The fan Aloe is a unique and striking multi-branched shrub or small tree species with a woody trunk. The forked stems have clusters of strap-shaped, light green to blue-grey leaves arranged in 2 opposite rows (termed distichous). The clusters resemble an open fan, hence it's common name fan Aloe, the leaves are around 30cm long. Flowers are striking scarlet in colour, tipped with green-yellow and are visible winter-spring. It is used as an ornamental garden plant. A unique feature is the corky bark, adapted to Fynbos veld fires.

Planning

Difficulty
Easy
Flowering time
Winter, Spring

Harvesting

Seeds should be allowed to dry for at least 3 months after flowering before they are harvested.

Propagation

Cuttings
Branch cuttings (truncheons) can be used and should be planted in well drained soil in a cool area that is not exposed to afternoon sun.
Seed
Plant seeds during spring in well-drained seed trays.
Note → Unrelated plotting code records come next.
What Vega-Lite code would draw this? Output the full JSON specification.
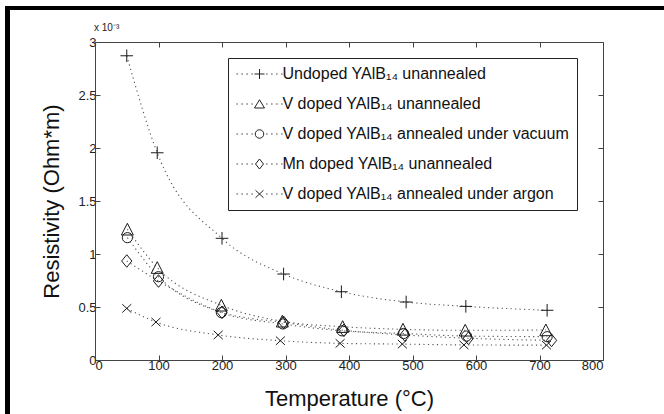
{
  "$schema": "https://vega.github.io/schema/vega-lite/v6.json",
  "padding": {"left": 5, "top": 6, "right": 0, "bottom": 0},
  "background": "white",
  "columns": 1,
  "bounds": "flush",
  "spacing": 0,
  "datasets": {
    "res": [
      {"sample": "Undoped YAlB₁₄ unannealed", "temperature": 50, "resistivity": 0.002870},
      {"sample": "Undoped YAlB₁₄ unannealed", "temperature": 98, "resistivity": 0.001955},
      {"sample": "Undoped YAlB₁₄ unannealed", "temperature": 200, "resistivity": 0.001148},
      {"sample": "Undoped YAlB₁₄ unannealed", "temperature": 297, "resistivity": 0.000811},
      {"sample": "Undoped YAlB₁₄ unannealed", "temperature": 388, "resistivity": 0.000644},
      {"sample": "Undoped YAlB₁₄ unannealed", "temperature": 490, "resistivity": 0.000547},
      {"sample": "Undoped YAlB₁₄ unannealed", "temperature": 584, "resistivity": 0.000506},
      {"sample": "Undoped YAlB₁₄ unannealed", "temperature": 712, "resistivity": 0.000469},
      {"sample": "V doped YAlB₁₄ unannealed", "temperature": 51, "resistivity": 0.001233},
      {"sample": "V doped YAlB₁₄ unannealed", "temperature": 98, "resistivity": 0.000871},
      {"sample": "V doped YAlB₁₄ unannealed", "temperature": 199, "resistivity": 0.000516},
      {"sample": "V doped YAlB₁₄ unannealed", "temperature": 295, "resistivity": 0.000365},
      {"sample": "V doped YAlB₁₄ unannealed", "temperature": 390, "resistivity": 0.000314},
      {"sample": "V doped YAlB₁₄ unannealed", "temperature": 485, "resistivity": 0.000289},
      {"sample": "V doped YAlB₁₄ unannealed", "temperature": 583, "resistivity": 0.000280},
      {"sample": "V doped YAlB₁₄ unannealed", "temperature": 710, "resistivity": 0.000283},
      {"sample": "V doped YAlB₁₄ annealed under vacuum", "temperature": 51, "resistivity": 0.001154},
      {"sample": "V doped YAlB₁₄ annealed under vacuum", "temperature": 100, "resistivity": 0.000786},
      {"sample": "V doped YAlB₁₄ annealed under vacuum", "temperature": 199, "resistivity": 0.000447},
      {"sample": "V doped YAlB₁₄ annealed under vacuum", "temperature": 296, "resistivity": 0.000340},
      {"sample": "V doped YAlB₁₄ annealed under vacuum", "temperature": 389, "resistivity": 0.000275},
      {"sample": "V doped YAlB₁₄ annealed under vacuum", "temperature": 486, "resistivity": 0.000250},
      {"sample": "V doped YAlB₁₄ annealed under vacuum", "temperature": 585, "resistivity": 0.000226},
      {"sample": "V doped YAlB₁₄ annealed under vacuum", "temperature": 712, "resistivity": 0.000220},
      {"sample": "Mn doped YAlB₁₄ unannealed", "temperature": 50, "resistivity": 0.000934},
      {"sample": "Mn doped YAlB₁₄ unannealed", "temperature": 100, "resistivity": 0.000745},
      {"sample": "Mn doped YAlB₁₄ unannealed", "temperature": 200, "resistivity": 0.000450},
      {"sample": "Mn doped YAlB₁₄ unannealed", "temperature": 297, "resistivity": 0.000355},
      {"sample": "Mn doped YAlB₁₄ unannealed", "temperature": 392, "resistivity": 0.000280},
      {"sample": "Mn doped YAlB₁₄ unannealed", "temperature": 488, "resistivity": 0.000236},
      {"sample": "Mn doped YAlB₁₄ unannealed", "temperature": 588, "resistivity": 0.000205},
      {"sample": "Mn doped YAlB₁₄ unannealed", "temperature": 719, "resistivity": 0.000185},
      {"sample": "V doped YAlB₁₄ annealed under argon", "temperature": 50, "resistivity": 0.000487},
      {"sample": "V doped YAlB₁₄ annealed under argon", "temperature": 96, "resistivity": 0.000358},
      {"sample": "V doped YAlB₁₄ annealed under argon", "temperature": 194, "resistivity": 0.000236},
      {"sample": "V doped YAlB₁₄ annealed under argon", "temperature": 292, "resistivity": 0.000182},
      {"sample": "V doped YAlB₁₄ annealed under argon", "temperature": 386, "resistivity": 0.000157},
      {"sample": "V doped YAlB₁₄ annealed under argon", "temperature": 484, "resistivity": 0.000150},
      {"sample": "V doped YAlB₁₄ annealed under argon", "temperature": 581, "resistivity": 0.000142},
      {"sample": "V doped YAlB₁₄ annealed under argon", "temperature": 711, "resistivity": 0.000140}
    ]
  },
  "config": {
    "view": {"stroke": null},
    "axis": {
      "labelFont": "Liberation Sans", "labelFontSize": 13, "labelColor": "#222",
      "titleFont": "Liberation Sans", "titleFontSize": 22, "titleFontWeight": "normal", "titleColor": "#111",
      "domainColor": "#444", "tickColor": "#444", "grid": false, "domainWidth": 1, "tickWidth": 1
    }
  },
  "concat": [
    {
      "width": 659, "height": 4,
      "data": {"values": []},
      "mark": "point",
      "view": {"fill": "black", "stroke": null}
    },
    {
      "columns": 2,
      "bounds": "flush",
      "spacing": {"row": 0, "column": 85},
      "concat": [
        {
          "width": 5, "height": 32,
          "data": {"values": []},
          "mark": "point",
          "view": {"fill": "black", "stroke": null}
        },
        {
          "width": 508, "height": 32,
          "data": {"values": []},
          "mark": "point",
          "view": {"stroke": null}
        },
        {
          "width": 5, "height": 372,
          "data": {"values": []},
          "mark": "point",
          "view": {"fill": "black", "stroke": null}
        },
        {
          "width": 508,
          "height": 318,
          "title": {"text": "x 10⁻³", "anchor": "start", "frame": "group", "fontSize": 10, "font": "Liberation Sans", "fontWeight": "normal", "offset": 3, "dx": -1, "color": "#222"},
          "data": {"name": "res"},
          "layer": [
            {
              "mark": {"type": "line", "strokeDash": [1.2, 3.3], "strokeWidth": 1.1, "color": "#555", "interpolate": "monotone"},
              "encoding": {
                "x": {"field": "temperature", "type": "quantitative", "scale": {"domain": [0, 800], "nice": false},
                      "axis": {"orient": "bottom", "values": [0,100,200,300,400,500,600,700,800], "title": "Temperature (°C)", "tickSize": -5, "labelPadding": 4, "titlePadding": 16}},
                "y": {"field": "resistivity", "type": "quantitative", "scale": {"domain": [0, 0.003], "nice": false},
                      "axis": {"orient": "left", "values": [0,0.0005,0.001,0.0015,0.002,0.0025,0.003], "labelExpr": "format(datum.value*1000, '~g')", "title": "Resistivity (Ohm*m)", "tickSize": -5, "labelPadding": 4, "titlePadding": 14}},
                "detail": {"field": "sample", "type": "nominal"}
              }
            },
            {
              "mark": {"type": "point", "filled": false, "strokeWidth": 1, "color": "#1a1a1a", "size": 144, "opacity": 1},
              "encoding": {
                "x": {"field": "temperature", "type": "quantitative", "axis": null},
                "y": {"field": "resistivity", "type": "quantitative", "axis": null},
                "shape": {"field": "sample", "type": "nominal", "legend": null,
                  "scale": {
                    "domain": ["Undoped YAlB₁₄ unannealed", "V doped YAlB₁₄ unannealed", "V doped YAlB₁₄ annealed under vacuum", "Mn doped YAlB₁₄ unannealed", "V doped YAlB₁₄ annealed under argon"],
                    "range": [
                      "M-1.05,0H1.05M0,-1.05V1.05",
                      "M0,-1L1,0.95L-1,0.95Z",
                      "M0.85,0A0.85,0.85,0,1,1,-0.85,0A0.85,0.85,0,1,1,0.85,0Z",
                      "M0,-1.05L0.85,0L0,1.05L-0.85,0Z",
                      "M-0.75,-0.7L0.75,0.7M-0.75,0.7L0.75,-0.7"
                    ]
                  }
                }
              }
            },
            {
              "mark": {"type": "point", "filled": false, "strokeWidth": 1, "color": "#1a1a1a", "size": 100, "opacity": 0},
              "encoding": {
                "x": {"field": "temperature", "type": "quantitative",
                      "axis": {"orient": "top", "values": [0,100,200,300,400,500,600,700,800], "labels": false, "title": null, "tickSize": -5}},
                "y": {"field": "resistivity", "type": "quantitative",
                      "axis": {"orient": "right", "values": [0,0.0005,0.001,0.0015,0.002,0.0025,0.003], "labels": false, "title": null, "tickSize": -5}},
                "shape": {"field": "sample", "type": "nominal",
                  "scale": {
                    "domain": ["Undoped YAlB₁₄ unannealed", "V doped YAlB₁₄ unannealed", "V doped YAlB₁₄ annealed under vacuum", "Mn doped YAlB₁₄ unannealed", "V doped YAlB₁₄ annealed under argon"],
                    "range": [
                      "M-1,0H1M0,-1V1M-4.6,0h0.25M-3.6,0h0.25M-2.6,0h0.25M-1.6,0h0.25M1.35,0h0.25M2.35,0h0.25M3.35,0h0.25M4.35,0h0.25",
                      "M0,-0.85L1,0.8L-1,0.8ZM-4.6,0h0.25M-3.6,0h0.25M-2.6,0h0.25M-1.6,0h0.25M1.35,0h0.25M2.35,0h0.25M3.35,0h0.25M4.35,0h0.25",
                      "M0.85,0A0.85,0.85,0,1,1,-0.85,0A0.85,0.85,0,1,1,0.85,0ZM-4.6,0h0.25M-3.6,0h0.25M-2.6,0h0.25M-1.6,0h0.25M1.35,0h0.25M2.35,0h0.25M3.35,0h0.25M4.35,0h0.25",
                      "M0,-1L0.8,0L0,1L-0.8,0ZM-4.6,0h0.25M-3.6,0h0.25M-2.6,0h0.25M-1.6,0h0.25M1.35,0h0.25M2.35,0h0.25M3.35,0h0.25M4.35,0h0.25",
                      "M-0.8,-0.75L0.8,0.75M-0.8,0.75L0.8,-0.75M-4.6,0h0.25M-3.6,0h0.25M-2.6,0h0.25M-1.6,0h0.25M1.35,0h0.25M2.35,0h0.25M3.35,0h0.25M4.35,0h0.25"
                    ]
                  },
                  "legend": {
                    "orient": "none", "legendX": 133, "legendY": 16, "title": null, "direction": "vertical",
                    "padding": 8, "fillColor": "white", "strokeColor": "#222",
                    "labelFont": "Liberation Sans", "labelFontSize": 16, "labelColor": "#111", "labelLimit": 400,
                    "symbolSize": 100, "symbolStrokeWidth": 1, "symbolOffset": 15.5, "labelOffset": 15, "rowPadding": 14,
                    "symbolOpacity": 1, "symbolStrokeColor": "#222", "symbolFillColor": "transparent"
                  }
                }
              }
            }
          ],
          "resolve": {"scale": {"shape": "independent"}, "axis": {"x": "independent", "y": "independent"}}
        }
      ]
    }
  ]
}
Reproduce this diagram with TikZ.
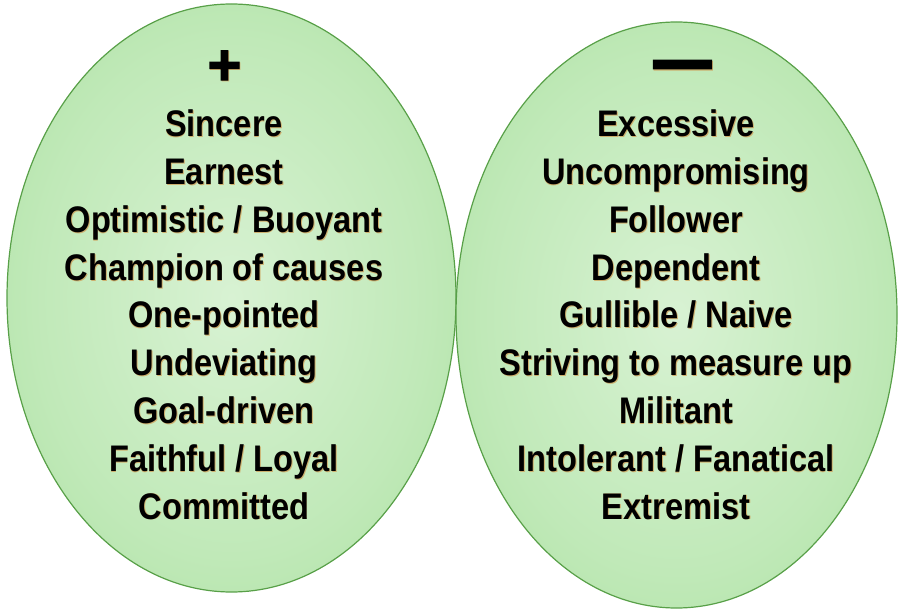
\documentclass[tikz,border=0pt]{standalone}
\usepackage{fontspec}
\setmainfont{Liberation Sans}[FakeStretch=0.88]
\newfontfamily\symfont{Liberation Sans}[FakeBold=2]
\usetikzlibrary{shapes.geometric}
\definecolor{gcenter}{RGB}{216,242,211}
\definecolor{gmid}{RGB}{192,233,184}
\definecolor{gedge}{RGB}{150,216,138}
\definecolor{gline}{RGB}{88,160,72}
\definecolor{shadowc}{RGB}{205,175,110}
\pgfdeclareradialshading{blobglow}{\pgfpoint{0bp}{0bp}}{color(0bp)=(gcenter); color(22bp)=(gmid); color(50bp)=(gedge); color(72bp)=(gedge)}
\newcommand\shd[1]{\makebox[0pt][l]{\hspace{0.8pt}\raisebox{-0.8pt}{\textcolor{shadowc}{#1}}}#1}
\tikzset{
  blob/.style={ellipse, draw=gline, line width=1.2pt, shading=blobglow, inner sep=0pt},
  lbl/.style={anchor=base, inner sep=0pt, font=\bfseries\fontsize{37}{40}\selectfont},
  sign/.style={inner sep=0pt, font=\symfont\bfseries\fontsize{58}{60}\selectfont}
}
\begin{document}
\begin{tikzpicture}[x=1pt,y=-1pt]
\useasboundingbox (0,0) rectangle (899,609);
\node[blob, minimum width=449pt, minimum height=588pt] (pos) at (231.5,298) {};
\node[blob, minimum width=441pt, minimum height=586pt] (neg) at (676.5,315) {};
\node[sign] (plus) at (224.5,68) {\shd{+}};
\node[sign] (minus) at (682.5,74) {\scalebox{1.0}[1.4]{\shd{—}}};
\foreach \t [count=\i] in {Sincere, Earnest, Optimistic / Buoyant, Champion of causes, One-pointed, Undeviating, Goal-driven, Faithful / Loyal, Committed}
  \node[lbl] (p\i) at (224, {137+47.75*(\i-1)}) {\shd{\t}};
\foreach \t [count=\i] in {Excessive, Uncompromising, Follower, Dependent, Gullible / Naive, Striving to measure up, Militant, Intolerant / Fanatical, Extremist}
  \node[lbl] (n\i) at (676, {137+47.75*(\i-1)}) {\shd{\t}};
\end{tikzpicture}
\end{document}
Replant in the desired position when seedlings are large enough to handle and space 1.2 m - 2.4 m apart.

Special features

Attracts birds
Sugarbirds are attracted by the nectar that the flowers produce.

Geography

Origin
South Africa (Southwestern Cape, Franschhoek and Elandskloof).
Natural climate
Mediterranean

Environment

Light
Full Sun
Soil moisture
Dry
Soil type
Sand, Loam
Soil PH preference
Acid, Alkaline, Neutral
Frost hardiness
Tender

Uses

Notes
Ornamental and medicinal.

Personality

Family
Asphodelaceae
Flower colour
, Red, Orange
Scent
None

Problems

Overwatering or poor drainage may lead to root rot, but is seldom a problem where plants are watered correctly.

Companion plants

Grows best in mineral poor sandy soil, and companion plants includes other Fynbos species.